Kaylee Shields was born in Portland but moved to Arizona when she was nine. I made my way back to the PNW for undergrad at University of Oregon. From there I graduated in 2016 with focuses in Family and Human Services and Special Education. During my time spent in Eugene I worked and interned in various direct service positions that have influenced who I am and why my passion lies where it does. An internship with a program affiliated with the U of O, Early Childhood CARES (ECCARES), and a job as a Personal Support Worker(PSW) for Lane County Developmental Disabilities were two of the most influential experiences.
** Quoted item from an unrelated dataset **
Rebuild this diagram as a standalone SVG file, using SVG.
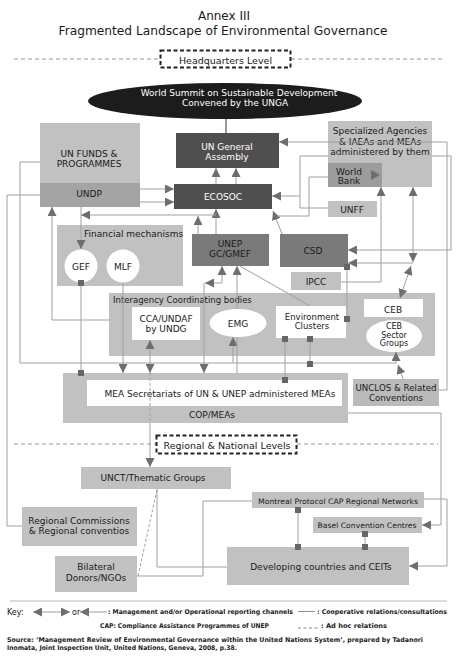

ECCARES is a program that offers early intervention and early childhood special education services to families and their children ages 0-5. As a PSW I worked in-home with a family for over 2 years, giving me a great deal of insight into what life can be like for a child with a disability and what life can be for their family as well. From these two amazing opportunities, I found my desire to make positive change in order to support children and families whose lives involve disability. Over the last four years I have learned there is a limit to what can be accomplished within direct service, which is what brings me to the Masters of Public Policy program at Portland State University. I'm very happy to be back in Portland and am very eager to start the MPP program to continue on my path bringing me closer to my end career goal, which is to work in the Human Service Department for the State of Oregon supporting individuals with disabilities through program evaluation and policy analysis.   

 



Jon Walker is a freelance journalist who mainly covers health care policy, drug policy reform, and technology. He worked previously as the senior policy analyst for the progressive website Firedoglake.  He is the author of After Legalization: Understanding the Future of Marijuana Policy. Jon received his Bachelor's degree from Wesleyan University. He moved to the Portland area in 2016 after living in Washington, D.C. for the past decade.